CBRE Ireland and MD Property considered rent collection and occupancy trends in a 500+ mid-tier residential rental portfolio in Dublin. This is just one sample but provides interesting results, nonetheless. In line with trends witnessed by Kennedy Wilson, IRES Reit and others in the Irish market, MD Property reported a rent collection rate of 97.3% in April 2020 – down only slightly on collection rates of more than 99% earlier in the year before the Covid-19 lockdown. Meanwhile, rent collection rates in this portfolio actually increased as opposed to decreased month-on-month in May with 98.28% of rents collected in the month and rose again to 98.79% in June, possibly supported by some renters returning to employment in recent weeks.
Occupancy meanwhile also remained consistently high in this portfolio since the beginning of the year despite the economic backdrop, ranging from 99% in March 2020 to virtually full occupancy of 99.31% in June 2020. The vast majority of the small number of tenants who sought to defer rent in April or May opted to defer a portion of their rental payment only with an agreement to pay the deferred portion over time. A large proportion of the tenants who deferred payment on a portion of rent in April or May have since paid in full or are on a payment plan for the balance.
It could be argued that Government supports in the form of wage subsidies and a ban on evictions during the Covid-19 lockdown period helped to support this trend of high rent collections and high occupancy in the Dublin residential rental market. However, the scarcity of supply of residential rental accommodation and the strength of underlying tenant demand has also been instrumental.
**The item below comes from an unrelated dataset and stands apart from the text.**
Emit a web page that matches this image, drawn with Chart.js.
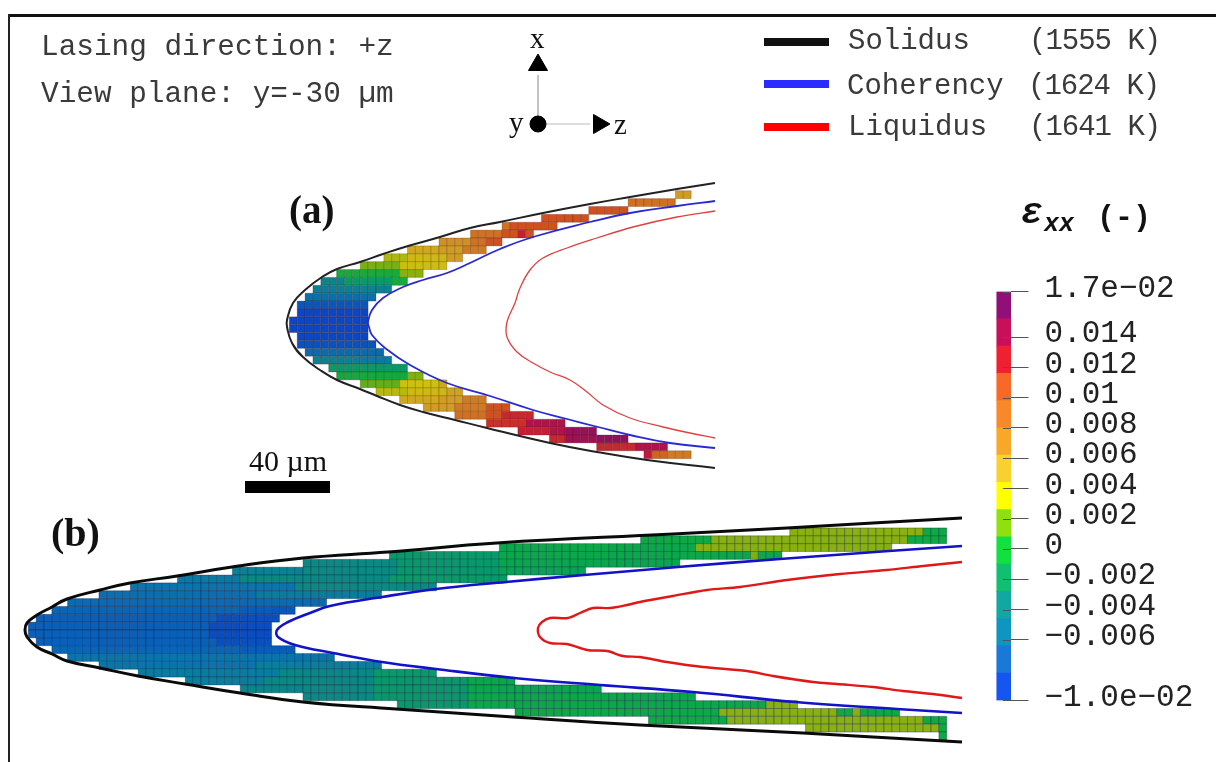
<!DOCTYPE html>
<html>
<head>
<meta charset="utf-8">
<title>Strain in the melt pool</title>
<script src="https://cdn.jsdelivr.net/npm/chart.js@4"></script>
<style>
    body { margin: 0; background: #fff; width: 1216px; height: 762px; overflow: hidden; position: relative; }
    canvas { position: absolute; }
    .t { position: absolute; white-space: pre; font: 29px/34px "Liberation Mono", monospace; color: #3a3a3a; }
    .s { position: absolute; white-space: pre; font: 29px/34px "Liberation Serif", serif; color: #111; }
    .box { position: absolute; }
</style>
</head>
<body>
<canvas id="poolChart" width="1216" height="762" style="left:0;top:0"></canvas>
<canvas id="barChart" width="226" height="480" style="left:990px;top:261px"></canvas>

<div class="box" style="left:8px;top:14px;width:1208px;height:3px;background:#111"></div>
<div class="box" style="left:8px;top:14px;width:2px;height:748px;background:#222"></div>

<div class="t" style="left:41px;top:31px;font-size:29.4px">Lasing direction: +z</div>
<div class="t" style="left:41px;top:78px;font-size:29.4px">View plane: y=-30 µm</div>

<div class="s" style="left:530px;top:21px">x</div>
<div class="s" style="left:509px;top:105px">y</div>
<div class="s" style="left:614px;top:107px">z</div>

<div class="box" style="left:764px;top:38px;width:65px;height:8px;background:#111"></div>
<div class="box" style="left:764px;top:80px;width:65px;height:8px;background:#2b2bff"></div>
<div class="box" style="left:764px;top:123px;width:65px;height:8px;background:#f00"></div>
<div class="t" style="left:848px;top:25px">Solidus</div>
<div class="t" style="left:847px;top:70px">Coherency</div>
<div class="t" style="left:848px;top:111px">Liquidus</div>
<div class="t" style="left:1029px;top:25px;letter-spacing:-1px">(1555 K)</div>
<div class="t" style="left:1028px;top:70px;letter-spacing:-1px">(1624 K)</div>
<div class="t" style="left:1029px;top:111px;letter-spacing:-1px">(1641 K)</div>

<div class="s" style="left:289px;top:187px;font-size:39px;line-height:46px;font-weight:bold">(a)</div>
<div class="s" style="left:51px;top:510px;font-size:40px;line-height:46px;font-weight:bold">(b)</div>
<div class="s" style="left:249px;top:444px;font-size:30px">40 µm</div>
<div class="box" style="left:245px;top:481px;width:85px;height:12px;background:#000"></div>

<div class="t" style="left:1021px;top:197px;font-size:36px;font-weight:bold;font-style:italic;color:#111">ε</div>
<div class="t" style="left:1044px;top:208px;font-size:25px;font-weight:bold;font-style:italic;color:#111">xx</div>
<div class="t" style="left:1097px;top:201px;font-size:30px;font-weight:bold;color:#111">(-)</div>

<script>
    // colour bar
    const barEdges = [-0.01, -0.0082, -0.0064, -0.0046, -0.0028, -0.001, 0.0008, 0.0026, 0.0044, 0.0062, 0.008, 0.0098, 0.0116, 0.0134, 0.0152, 0.017];
    const barColors = ['#1555f0', '#1a78d8', '#1095c0', '#10a8a0', '#10c070', '#10e040', '#90e010', '#ffff00', '#f8d030', '#f8a828', '#f88828', '#f86828', '#f02030', '#c8105a', '#901078'];
    const tickValues = [-0.01, -0.006, -0.004, -0.002, 0, 0.002, 0.004, 0.006, 0.008, 0.01, 0.012, 0.014, 0.017];
    const tickLabels = ['\u22121.0e\u221202', '\u22120.006', '\u22120.004', '\u22120.002', '0', '0.002', '0.004', '0.006', '0.008', '0.01', '0.012', '0.014', '1.7e\u221202'];

    // colours of the cells, the same scale but duller than the bar
    const strainStops = [-0.009, -0.0065, -0.005, -0.0035, -0.002, -0.0008, 0.0005, 0.0017, 0.004, 0.0055, 0.0075, 0.009, 0.0105, 0.012, 0.0135, 0.015, 0.0165];
    const strainColors = [[10, 64, 200], [10, 96, 184], [10, 120, 168], [10, 138, 128], [10, 154, 104], [10, 168, 72], [40, 176, 40], [136, 176, 16], [204, 192, 16], [208, 168, 32], [208, 144, 40], [208, 112, 32], [208, 80, 32], [200, 48, 40], [192, 24, 64], [168, 16, 80], [144, 16, 96]];

    // cells: row, first column, then pairs of cell count and strain
    const rowsA = [
        [-17, 49, 2, 0.0065],
        [-16, 43, 6, 0.009],
        [-15, 38, 5, 0.0105],
        [-14, 32, 6, 0.0105],
        [-13, 27, 1, 0.009, 6, 0.0105],
        [-12, 23, 4, 0.009, 2, 0.0105, 1, 0.013, 1, 0.0105],
        [-11, 19, 4, 0.0075, 2, 0.009, 2, 0.0105],
        [-10, 15, 4, 0.0055, 3, 0.0065, 3, 0.0085],
        [-9, 12, 3, 0.003, 5, 0.0045, 2, 0.0065],
        [-8, 9, 5, 0.0015, 6, 0.0042],
        [-7, 6, 8, -0.0003, 3, 0.0018],
        [-6, 4, 3, -0.004, 6, -0.002, 2, -0.0003],
        [-5, 3, 3, -0.0045, 7, -0.0042],
        [-4, 2, 9, -0.0055],
        [-3, 1, 9, -0.0072],
        [-2, 1, 9, -0.0085],
        [-1, 0, 10, -0.0085],
        [0, 0, 10, -0.0085],
        [1, 1, 9, -0.0085],
        [2, 1, 10, -0.0075],
        [3, 2, 10, -0.0058],
        [4, 3, 6, -0.0042, 4, -0.0048],
        [5, 5, 10, -0.002],
        [6, 6, 9, -0.0005, 2, 0.0016],
        [7, 9, 5, 0.0012, 5, 0.004, 1, 0.0055],
        [8, 11, 4, 0.0032, 5, 0.0045, 2, 0.006],
        [9, 14, 5, 0.0055, 3, 0.0065, 3, 0.0085],
        [10, 17, 4, 0.0065, 4, 0.0085, 3, 0.0105],
        [11, 21, 4, 0.009, 2, 0.0105, 4, 0.0125],
        [12, 25, 5, 0.012, 5, 0.0145],
        [13, 29, 4, 0.013, 2, 0.0145, 4, 0.016],
        [14, 33, 2, 0.0125, 4, 0.0155, 4, 0.0165],
        [15, 39, 5, 0.0125, 4, 0.0145],
        [16, 45, 1, 0.0135, 2, 0.0095, 3, 0.0085]
    ];
    const rowsB = [
        [-13, 97, 17, 0.0018, 3, -0.0006],
        [-12, 78, 9, -0.0006, 25, 0.0017, 5, -0.0006],
        [-11, 60, 25, -0.0008, 25, 0.0017],
        [-10, 46, 14, -0.002, 32, -0.0008, 1, 0.0016, 3, -0.0008],
        [-9, 35, 12, -0.0035, 13, -0.0022, 23, -0.001],
        [-8, 26, 9, -0.0042, 12, -0.0035, 13, -0.0022, 11, -0.0012],
        [-7, 19, 8, -0.0048, 19, -0.0036, 15, -0.002],
        [-6, 13, 21, -0.0052, 18, -0.0035],
        [-5, 9, 20, -0.0055, 16, -0.0046],
        [-4, 5, 33, -0.0058],
        [-3, 3, 24, -0.0062, 4, -0.0068, 3, -0.0072],
        [-2, 1, 23, -0.0065, 8, -0.0078],
        [-1, 0, 23, -0.0065, 8, -0.008],
        [0, 0, 23, -0.0065, 8, -0.008],
        [1, 1, 23, -0.0065, 7, -0.0078],
        [2, 3, 24, -0.0062, 7, -0.0068],
        [3, 5, 34, -0.0052],
        [4, 9, 20, -0.0052, 16, -0.0045],
        [5, 14, 18, -0.0047, 12, -0.0037, 8, -0.002],
        [6, 20, 10, -0.0045, 14, -0.0036, 12, -0.0022, 6, -0.001],
        [7, 27, 8, -0.0038, 9, -0.0035, 12, -0.0022, 17, -0.001],
        [8, 35, 9, -0.0035, 12, -0.0022, 29, -0.0008],
        [9, 47, 9, -0.0022, 38, -0.0008, 4, 0.0017],
        [10, 62, 26, -0.0007, 15, 0.0017, 2, -0.0006, 1, 0.0017, 5, -0.0006],
        [11, 79, 10, -0.0006, 25, 0.0017, 3, -0.0006],
        [12, 99, 17, 0.0018, 1, -0.0006],
        [13, 116, 1, -0.0006]
    ];

    // isotherms of panel (a)
    const solidusA = [[715, 183], [677, 189], [630, 197], [590, 204], [543, 213], [500, 222], [470, 228], [440, 237], [408, 246], [383, 254], [360, 262], [337, 269], [322, 277], [305, 290], [293, 303], [287, 320], [287, 327], [292, 343], [303, 357], [320, 370], [337, 380], [360, 389], [377, 396], [400, 405], [423, 412], [455, 420], [487, 428], [550, 443], [597, 452], [647, 460], [715, 468]];
    const coherencyA = [[715, 201], [677, 206], [630, 213], [590, 222], [533, 237], [500, 249], [470, 263], [447, 273], [423, 280], [403, 287], [383, 298], [372, 310], [368, 322], [369, 327], [372, 335], [385, 348], [410, 365], [447, 383], [490, 396], [533, 410], [567, 419], [598, 427], [630, 435], [670, 443], [715, 448]];
    const liquidusA = [[715, 211], [677, 217], [633, 227], [597, 238], [567, 248], [543, 258], [530, 270], [520, 288], [515, 303], [507, 322], [507, 337], [517, 352], [533, 363], [550, 372], [570, 380], [587, 392], [603, 405], [630, 418], [663, 427], [690, 433], [715, 438]];

    // isotherms of panel (b)
    const solidusB = [[962, 518], [873, 523], [787, 528], [673, 534], [497, 543], [388, 552], [303, 558], [232, 567], [177, 576], [130, 583], [100, 590], [67, 599], [52, 607], [37, 615], [27, 623], [25, 630], [27, 637], [37, 647], [52, 654], [67, 661], [100, 668], [138, 676], [185, 684], [240, 693], [303, 702], [396, 709], [513, 717], [640, 725], [803, 733], [873, 737], [962, 742]];
    const coherencyB = [[962, 546], [889, 551], [780, 559], [678, 567], [584, 575], [506, 582], [436, 589], [382, 597], [330, 606], [310, 613], [288, 622], [277, 630], [278, 637], [295, 645], [333, 653], [382, 662], [436, 669], [514, 678], [600, 685], [693, 692], [795, 702], [897, 709], [962, 713]];
    const liquidusB = [[962, 562], [923, 566], [887, 570], [840, 574], [787, 580], [740, 587], [707, 590], [673, 596], [640, 602], [627, 605], [610, 608], [593, 608], [580, 613], [568, 618], [550, 618], [542, 622], [538, 628], [540, 637], [550, 643], [567, 644], [587, 650], [607, 651], [623, 656], [640, 657], [667, 662], [703, 667], [747, 671], [773, 676], [813, 682], [837, 684], [873, 687], [903, 691], [933, 694], [962, 698]];

    // axis triad
    const triadUp = [[538, 75], [538, 124]];
    const triadRight = [[538, 124], [590, 124]];
    const triadHeads = [[538, 65], [599, 124]];
    const triadDot = [[538, 124]];

    function strainColor(v) {
        let i = 0;
        while (i < strainStops.length - 2 && v > strainStops[i + 1]) i++;
        const f = Math.min(1, Math.max(0, (v - strainStops[i]) / (strainStops[i + 1] - strainStops[i])));
        const c = strainColors[i].map((a, k) => Math.round(a + (strainColors[i + 1][k] - a) * f));
        return `rgb(${c[0]},${c[1]},${c[2]})`;
    }

    // expand the rows into one point per cell
    function cellPoints(rows, left, middle, size) {
        const points = [];
        rows.forEach(row => {
            let col = row[1];
            for (let i = 2; i < row.length; i += 2) {
                for (let n = 0; n < row[i]; n++) {
                    points.push({ x: left + (col + 0.5) * size, y: middle + (row[0] + 0.5) * size, v: row[i + 1] });
                    col++;
                }
            }
        });
        return points;
    }

    function cellDataset(points, size, edge) {
        return {
            data: points,
            pointStyle: 'rect',
            pointRadius: size / Math.SQRT2,
            pointHoverRadius: size / Math.SQRT2,
            pointBackgroundColor: points.map(p => strainColor(p.v)),
            pointBorderColor: edge,
            pointBorderWidth: 0.7,
            order: 5
        };
    }

    function curve(coords, color, width, tension) {
        return {
            data: coords.map(c => ({ x: c[0], y: c[1] })),
            showLine: true,
            borderColor: color,
            borderWidth: width,
            tension: tension,
            pointRadius: 0,
            order: 1
        };
    }

    function heads(coords, style, radius, rotation) {
        return {
            data: coords.map(c => ({ x: c[0], y: c[1] })),
            pointStyle: style,
            pointRadius: radius,
            pointRotation: rotation,
            pointBackgroundColor: '#000',
            pointBorderColor: '#000',
            order: 0
        };
    }

    new Chart(document.getElementById('poolChart'), {
        type: 'scatter',
        data: {
            datasets: [
                cellDataset(cellPoints(rowsA, 289.3, 324.7, 7.88), 7.88, 'rgba(70,30,20,0.35)'),
                cellDataset(cellPoints(rowsB, 28.3, 630, 7.85), 7.85, 'rgba(0,20,60,0.45)'),
                curve(solidusA, '#222', 2, 0.45),
                curve(coherencyA, '#2a2ad0', 1.8, 0.45),
                curve(liquidusA, '#e04040', 1.3, 0.4),
                curve(solidusB, '#0a0a0a', 3, 0.45),
                curve(coherencyB, '#1212c8', 2.6, 0.4),
                curve(liquidusB, '#e01818', 2.4, 0.3),
                curve(triadUp, '#bbb', 1, 0),
                curve(triadRight, '#bbb', 1, 0),
                heads([triadHeads[0]], 'triangle', 11, 0),
                heads([triadHeads[1]], 'triangle', 11, 90),
                heads(triadDot, 'circle', 8, 0)
            ]
        },
        options: {
            responsive: false,
            animation: false,
            events: [],
            layout: { padding: 0, autoPadding: false },
            plugins: { legend: { display: false }, tooltip: { enabled: false } },
            scales: {
                x: { type: 'linear', min: 0, max: 1216, display: false },
                y: { type: 'linear', min: 0, max: 762, reverse: true, display: false }
            }
        }
    });

    // the ticks also reach halfway into the bar
    const innerTicks = {
        id: 'innerTicks',
        afterDatasetsDraw(chart) {
            const ctx = chart.ctx;
            const area = chart.chartArea;
            ctx.save();
            ctx.strokeStyle = '#555';
            ctx.lineWidth = 1;
            tickValues.forEach(v => {
                const y = Math.round(chart.scales.y.getPixelForValue(v)) + 0.5;
                ctx.beginPath();
                ctx.moveTo(area.left + 6.5, y);
                ctx.lineTo(area.right, y);
                ctx.stroke();
            });
            ctx.restore();
        }
    };

    new Chart(document.getElementById('barChart'), {
        type: 'bar',
        data: {
            labels: ['strain'],
            datasets: barColors.map((color, i) => ({
                data: [[barEdges[i], barEdges[i + 1]]],
                backgroundColor: color,
                barPercentage: 1,
                categoryPercentage: 1
            }))
        },
        options: {
            responsive: false,
            animation: false,
            events: [],
            layout: { padding: { left: 6.4, top: 30.6, bottom: 40.6, right: 0 }, autoPadding: false },
            plugins: { legend: { display: false }, tooltip: { enabled: false } },
            scales: {
                x: { stacked: true, display: false },
                y: {
                    position: 'right',
                    min: -0.01,
                    max: 0.017,
                    border: { display: false },
                    grid: { drawOnChartArea: false, tickLength: 17.5, color: '#555' },
                    afterBuildTicks: scale => { scale.ticks = tickValues.map(v => ({ value: v })); },
                    afterFit: scale => { scale.width = 205; scale.paddingTop = 0; scale.paddingBottom = 0; },
                    ticks: {
                        autoSkip: false,
                        padding: 16,
                        labelOffset: -3,
                        color: '#222',
                        font: { family: '"Liberation Mono", monospace', size: 31 },
                        callback: (value, index) => tickLabels[index]
                    }
                }
            }
        },
        plugins: [innerTicks]
    });
</script>
</body>
</html>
Clearly investors will be interested to see how this trend evolves over the coming months as the economy starts to slowly unwind and Government supports are ultimately eased.
The multifamily sector has been one of the better performing sectors of the investment market throughout lockdown, not just in Ireland but across EMEA during the last couple of months with investors attracted by the sectors defensive characteristics according to CBRE.